= Áed mac Dlúthaig =

Áed mac Dlúthaig (died 701) was a King of Fir Cúl in Brega of the Síl nDlúthaig sept of the Síl nÁedo Sláine of Brega. He was the grandson of Ailill Cruitire mac Áedo Sláine (died 634), a king of Brega.

==Biography==

In his time the Síl nDlúthaig were closely associated with the Uí Chonaing sept of Cnogba (Knowth) in rivalry with the southern septs of Síl nÁedo Sláine, including the Uí Chernaig sept of Lagore. Áed was involved in two killings. In 689 Áed killed Diarmait Dian mac Airmetaig Cáech, the King of Uisnech in Mide of the Clann Cholmáin. This was an old feud; Diarmait's grandfather Conall Guthbinn (died 635) had slain Áed's grandfather Ailill Cruitire (died 634).

Then in 695 Áed and Congalach mac Conaing Cuirre (died 696) of the Uí Chonaing were responsible for the death of the high king Fínsnechta Fledach and his son Bresal of the southern Clan Fínsnechtai sept at Grellaigh Dollaith. According to the Annals of Tigernach, this occurred in battle, but the Fragmentary Annals of Ireland state that Finsnechta was murdered in a tent by Congalach and Áed.
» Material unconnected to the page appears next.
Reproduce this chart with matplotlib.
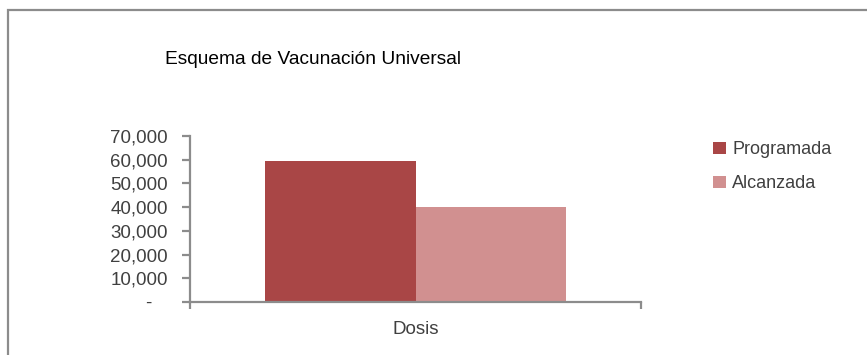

Áed is listed as one of the guarantors of the Cáin Adomnáin ("Law of the Innocents") of Saint Adomnán arranged at the Synod of Birr in 697 where he is called King of Cúl.

His sons included:
- Cú Raí mac Áedo (died 711) slain in the Battle of Sliab Fúait versus the high king Fergal mac Máele Dúin (died 722) of the Cenél nEógain.
- Flann mac Áedo (died 714) slain in the Battle of Bile Tened versus Murchad Midi (died 715) of Uisnech.
- Gormgal mac Áedo (died 718) slain in the Battle of Kells versus Conall Grant (died 718) of Uí Chernaig of Brega.